Ensuite, les effets qu’on peut percevoir sur les populations, c’est une précarisation qui se surajoute à une précarité déjà existante. Dans certains cas, les personnes sont sommées de rendre des sommes qu’elles ont perçues alors que c’est vraiment le minimum vital qui leur est alloué.

Le durcissement de la manière dont les bénéficiaires d’aides sociales sont traités est un facteur du non recours aux aides

Il est très probable que le durcissement de la manière dont les bénéficiaires d’aides sociales sont traités est un facteur du non recours aux aides. Des personnes abandonnent les démarches pour éviter cette stigmatisation.

Il est aussi intéressant de noter une tendance à un rigorisme grandissant. Aujourd’hui, on va considérer comme fraude des pratiques qui étaient tolérées ou qui n’étaient pas considérées comme étant de la fraude, il y a encore une vingtaine d’années.

C’est-à-dire ?

Il y a un élargissement de la notion de fraude qui s’applique de manière beaucoup plus large.
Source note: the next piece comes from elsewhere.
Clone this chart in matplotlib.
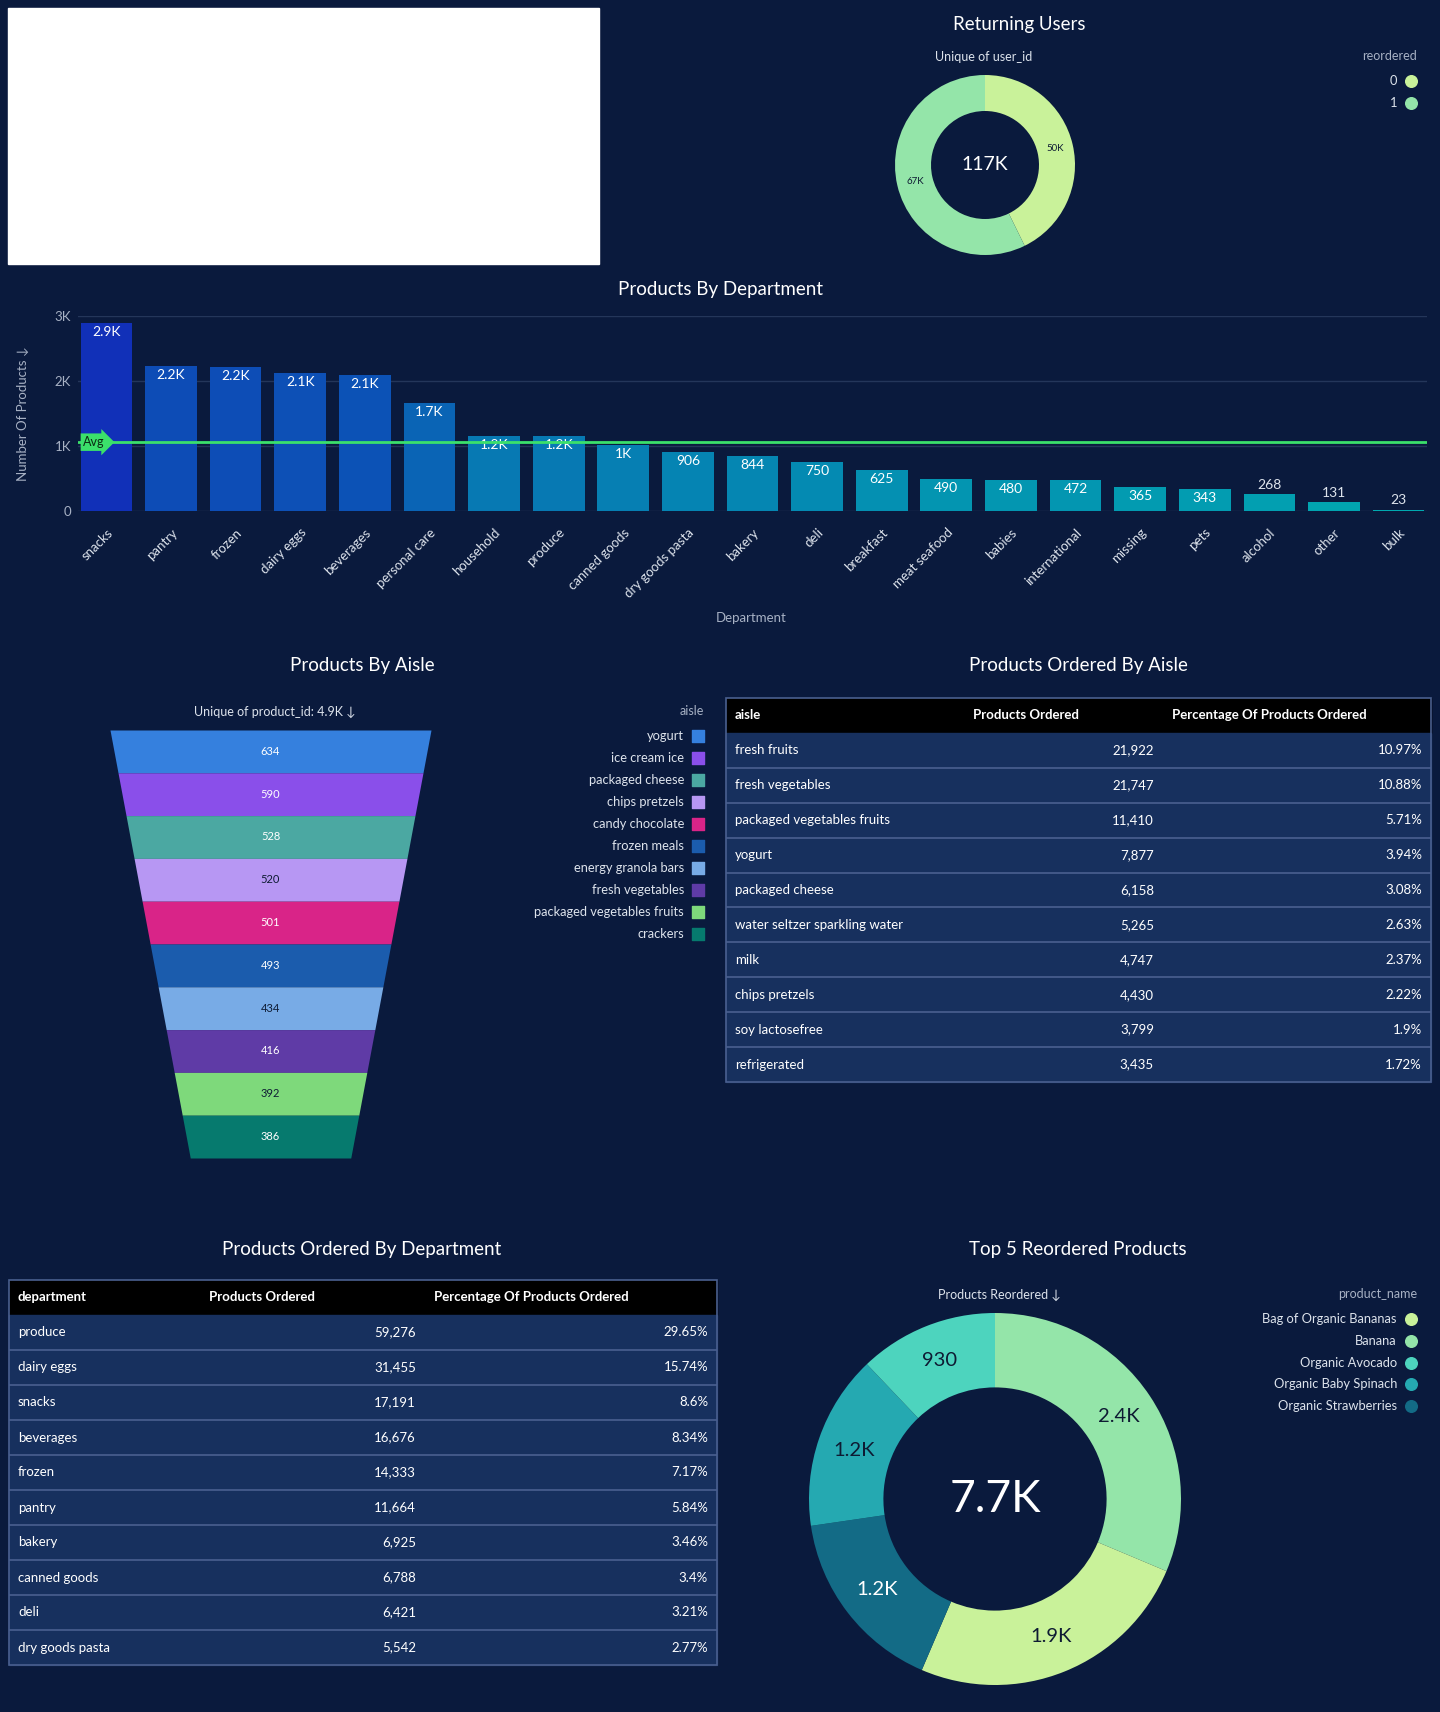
import numpy as np
import matplotlib.pyplot as plt
import matplotlib.transforms as mtransforms
from matplotlib.colors import to_rgb
from matplotlib.patches import Rectangle

W, H = 1440, 1712
BG = '#0A1A3D'
ROW_BG = '#17305E'
LINE = '#4A6090'
GRID = '#24365A'
MUTED = '#A7B1C4'
LIGHT = '#DDE3EC'
DARK = '#0E1B33'

plt.rcParams['font.family'] = ['Lato', 'DejaVu Sans']

# Returning users
reordered_flags = ['0', '1']
reordered_users = [50000, 67000]
reordered_colors = ['#C9F29A', '#94E5A9']

# Products by department
departments = ['snacks', 'pantry', 'frozen', 'dairy eggs', 'beverages', 'personal care',
               'household', 'produce', 'canned goods', 'dry goods pasta', 'bakery', 'deli',
               'breakfast', 'meat seafood', 'babies', 'international', 'missing', 'pets',
               'alcohol', 'other', 'bulk']
dept_products = [2895, 2230, 2210, 2130, 2090, 1660, 1160, 1155, 1010, 906, 844, 750,
                 625, 490, 480, 472, 365, 343, 268, 131, 23]

# Products by aisle (funnel)
aisles = ['yogurt', 'ice cream ice', 'packaged cheese', 'chips pretzels', 'candy chocolate',
          'frozen meals', 'energy granola bars', 'fresh vegetables',
          'packaged vegetables fruits', 'crackers']
aisle_products = [634, 590, 528, 520, 501, 493, 434, 416, 392, 386]
aisle_colors = ['#3580DE', '#8A4FEA', '#4BA8A2', '#B797F3', '#D92488',
                '#1B5CAD', '#78ABE6', '#5F3BA6', '#7ED97B', '#067A6E']

# Products ordered by aisle (table)
aisle_table_names = ['fresh fruits', 'fresh vegetables', 'packaged vegetables fruits', 'yogurt',
                     'packaged cheese', 'water seltzer sparkling water', 'milk',
                     'chips pretzels', 'soy lactosefree', 'refrigerated']
aisle_ordered = [21922, 21747, 11410, 7877, 6158, 5265, 4747, 4430, 3799, 3435]
aisle_ordered_pct = [10.97, 10.88, 5.71, 3.94, 3.08, 2.63, 2.37, 2.22, 1.9, 1.72]

# Products ordered by department (table)
dept_table_names = ['produce', 'dairy eggs', 'snacks', 'beverages', 'frozen', 'pantry',
                    'bakery', 'canned goods', 'deli', 'dry goods pasta']
dept_ordered = [59276, 31455, 17191, 16676, 14333, 11664, 6925, 6788, 6421, 5542]
dept_ordered_pct = [29.65, 15.74, 8.6, 8.34, 7.17, 5.84, 3.46, 3.4, 3.21, 2.77]

# Top 5 reordered products
product_names = ['Bag of Organic Bananas', 'Banana', 'Organic Avocado',
                 'Organic Baby Spinach', 'Organic Strawberries']
product_colors = ['#C9F29A', '#94E5A9', '#4DD4BE', '#25A9B1', '#136B86']
product_reorders = [1930, 2410, 930, 1170, 1250]


def fmt_k(v):
    if v >= 1000:
        return f'{v / 1000:.1f}'.rstrip('0').rstrip('.') + 'K'
    return str(int(v))


fig = plt.figure(figsize=(W / 100, H / 100), dpi=100, facecolor=BG)


def px_axes(x0, y0, x1, y1):
    return fig.add_axes([x0 / W, 1 - y1 / H, (x1 - x0) / W, (y1 - y0) / H])


# overlay in pixel coordinates for titles and legends
ov = px_axes(0, 0, W, H)
ov.set_xlim(0, W)
ov.set_ylim(H, 0)
ov.axis('off')

ov.add_patch(Rectangle((8, 8), 591, 256, color='white'))


def title(x, y, s):
    ov.text(x, y, s, ha='center', va='center', fontsize=13.5, color='white')


def subtitle(x, y, s):
    ov.text(x, y, s, ha='center', va='center', fontsize=9, color=LIGHT)


def legend(x_right, y0, step, title_txt, labels, colors, marker):
    ov.text(x_right + 6, y0 - 25, title_txt, ha='right', va='center', fontsize=9, color=MUTED)
    for i, (lab, col) in enumerate(zip(labels, colors)):
        y = y0 + i * step
        ov.text(x_right - 14, y, lab, ha='right', va='center', fontsize=9.3, color=LIGHT)
        ov.scatter([x_right], [y], s=70, marker=marker, color=col, zorder=3)


def donut(cx, cy, r, values, colors, label_colors, label_size, center_txt, center_size):
    ax = px_axes(cx - r, cy - r, cx + r, cy + r)
    wedges, texts = ax.pie(values, colors=colors, startangle=90, counterclock=False,
                           radius=1, labels=[fmt_k(v) for v in values], labeldistance=0.8,
                           wedgeprops=dict(width=0.4, linewidth=0))
    for t, c in zip(texts, label_colors):
        t.set_ha('center')
        t.set_va('center')
        t.set_fontsize(label_size)
        t.set_color(c)
    ax.text(0, 0, center_txt, ha='center', va='center', fontsize=center_size, color='white')
    ax.set_xlim(-1, 1)
    ax.set_ylim(-1, 1)
    return ax


# ---- Returning users ----
title(1019, 24, 'Returning Users')
subtitle(984, 57, 'Unique of user_id')
donut(985, 165, 90, reordered_users, reordered_colors, [DARK, DARK], 7,
      fmt_k(sum(reordered_users)), 14)
legend(1411, 81, 22, 'reordered', reordered_flags, reordered_colors, 'o')

# ---- Products by department ----
title(720, 289, 'Products By Department')
bax = px_axes(78, 316, 1427, 511)
bax.set_facecolor('none')
x = np.arange(len(departments))
vmax = max(dept_products)
lo, hi = np.array(to_rgb('#00AAB0')), np.array(to_rgb('#1130B8'))
bar_colors = [tuple(lo + (hi - lo) * v / vmax) for v in dept_products]
bax.bar(x, dept_products, width=0.8, color=bar_colors, zorder=2)
for xi, v in zip(x, dept_products):
    inside = v > 300
    bax.annotate(fmt_k(v), (xi, v), xytext=(0, -6.5 if inside else 6.5),
                 textcoords='offset points', ha='center', va='center',
                 fontsize=10, color='white' if inside else LIGHT, zorder=4)
avg = np.mean(dept_products)
bax.axhline(avg, color='#3BE06B', lw=2, zorder=5)
trans = mtransforms.blended_transform_factory(bax.transAxes, bax.transData)
bax.text(0.004, avg, 'Avg', transform=trans, ha='left', va='center', fontsize=9,
         color='#0B2A14', zorder=6,
         bbox=dict(boxstyle='rarrow,pad=0.22', fc='#3BE06B', ec='none'))
bax.set_xlim(-0.44, len(departments) - 0.56)
bax.set_ylim(0, 3000)
bax.set_yticks([0, 1000, 2000, 3000])
bax.set_yticklabels(['0', '1K', '2K', '3K'])
bax.set_xticks(x)
bax.set_xticklabels(departments, rotation=45, ha='right', va='top', rotation_mode='anchor')
bax.tick_params(axis='x', length=0, pad=11, labelsize=9.5, labelcolor=LIGHT)
bax.tick_params(axis='y', length=0, pad=5, labelsize=9.5, labelcolor=MUTED)
bax.yaxis.grid(True, color=GRID, lw=1)
bax.set_axisbelow(True)
for s in bax.spines.values():
    s.set_visible(False)
bax.set_ylabel('Number Of Products ↓', fontsize=9.5, color=MUTED)
bax.yaxis.set_label_coords(-0.036, 0.5)
bax.set_xlabel('Department', fontsize=9.5, color=MUTED)
bax.xaxis.set_label_coords(0.499, -0.52)

# ---- Products by aisle (funnel) ----
title(362, 666, 'Products By Aisle')
subtitle(275, 712, f'Unique of product_id: {fmt_k(sum(aisle_products))} ↓')
fax = px_axes(110, 730, 431, 1158)
n = len(aisle_products)
for i, (v, col) in enumerate(zip(aisle_products, aisle_colors)):
    hw = [1 - 0.5 * i / n, 1 - 0.5 * (i + 1) / n]
    fax.fill_betweenx([i, i + 1], [-hw[0], -hw[1]], hw, color=col, lw=0)
    lum = np.dot(to_rgb(col), [0.299, 0.587, 0.114])
    fax.text(0, i + 0.5, str(v), ha='center', va='center', fontsize=8,
             color=DARK if lum > 0.55 else 'white')
fax.set_xlim(-1, 1)
fax.set_ylim(n, 0)
fax.axis('off')
legend(698, 736, 21.95, 'aisle', aisles, aisle_colors, 's')


# ---- tables ----
def draw_table(x0, y0, x1, y1, first_col, names, counts, pcts, col_px):
    ax = px_axes(x0, y0, x1, y1)
    ax.axis('off')
    cells = [[nm, f'{c:,}', f'{p:g}%'] for nm, c, p in zip(names, counts, pcts)]
    tb = ax.table(cellText=cells,
                  colLabels=[first_col, 'Products Ordered', 'Percentage Of Products Ordered'],
                  colWidths=[w / (x1 - x0) for w in col_px], bbox=[0, 0, 1, 1])
    tb.auto_set_font_size(False)
    tb.set_fontsize(9.5)
    for (r, c), cell in tb.get_celld().items():
        cell.PAD = 9 / col_px[c]
        txt = cell.get_text()
        txt.set_color('white')
        if r == 0:
            cell.set_facecolor('black')
            cell.set_edgecolor('black')
            txt.set_fontweight('bold')
            txt.set_ha('left')
        else:
            cell.set_facecolor(ROW_BG)
            cell.set_edgecolor(ROW_BG)
            txt.set_ha('left' if c == 0 else 'right')
    nrows = len(names) + 1
    ax.hlines([k / nrows for k in range(1, nrows - 1)], 0, 1, transform=ax.transAxes,
              color=LINE, lw=1.2, zorder=10)
    ax.add_patch(Rectangle((0, 0), 1, 1, transform=ax.transAxes, fill=False,
                           ec=LINE, lw=1.2, clip_on=False, zorder=10))


title(1078, 666, 'Products Ordered By Aisle')
draw_table(726, 698, 1431, 1082, 'aisle', aisle_table_names, aisle_ordered,
           aisle_ordered_pct, [238, 199, 268])

title(362, 1249, 'Products Ordered By Department')
draw_table(9, 1280, 717, 1665, 'department', dept_table_names, dept_ordered,
           dept_ordered_pct, [191, 225, 292])

# ---- Top 5 reordered products ----
title(1078, 1249, 'Top 5 Reordered Products')
subtitle(999, 1295, 'Products Reordered ↓')
order = np.argsort(product_reorders)[::-1]
donut_vals = [product_reorders[i] for i in order]
donut_cols = [product_colors[i] for i in order]
donut_lbl_cols = ['white' if product_names[i] == 'Organic Strawberries' else DARK for i in order]
donut(995, 1499, 186, donut_vals, donut_cols, donut_lbl_cols, 14.5,
      fmt_k(sum(product_reorders)), 32)
legend(1411, 1319, 21.8, 'product_name', product_names, product_colors, 'o')

fig.savefig('out.png', dpi=100, facecolor=BG)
Un certain nombre d’allocataires sont présumés coupables. Une erreur qui est au bénéfice de l’allocataire va systématiquement être considérées comme une présomption de fraude alors qu’il peut y avoir des tas d’erreurs de bonne foi.

On est au maximum de ces différentes sanctions, avec une conception de la fraude considérablement élargie 

Les dépôts de plainte sont maintenant systématiques à partir d’un certain montant. Six mois de trop perçu peuvent représenter une fraude passible d’une sanction pénale. Historiquement, on est au maximum de ces différentes sanctions, avec une conception de la fraude considérablement élargie.

Il y a une judiciarisation du traitement de ces situations, auxquelles s’ajoutent les pénalités administratives, la suppression des allocations, les demandes de remboursement. Une tendance n’est pas sans rappeler celle à la criminalisation de la pauvreté aux États-Unis, mais les formes et l’intensité qu’elle revêt sont incomparables dans les deux pays.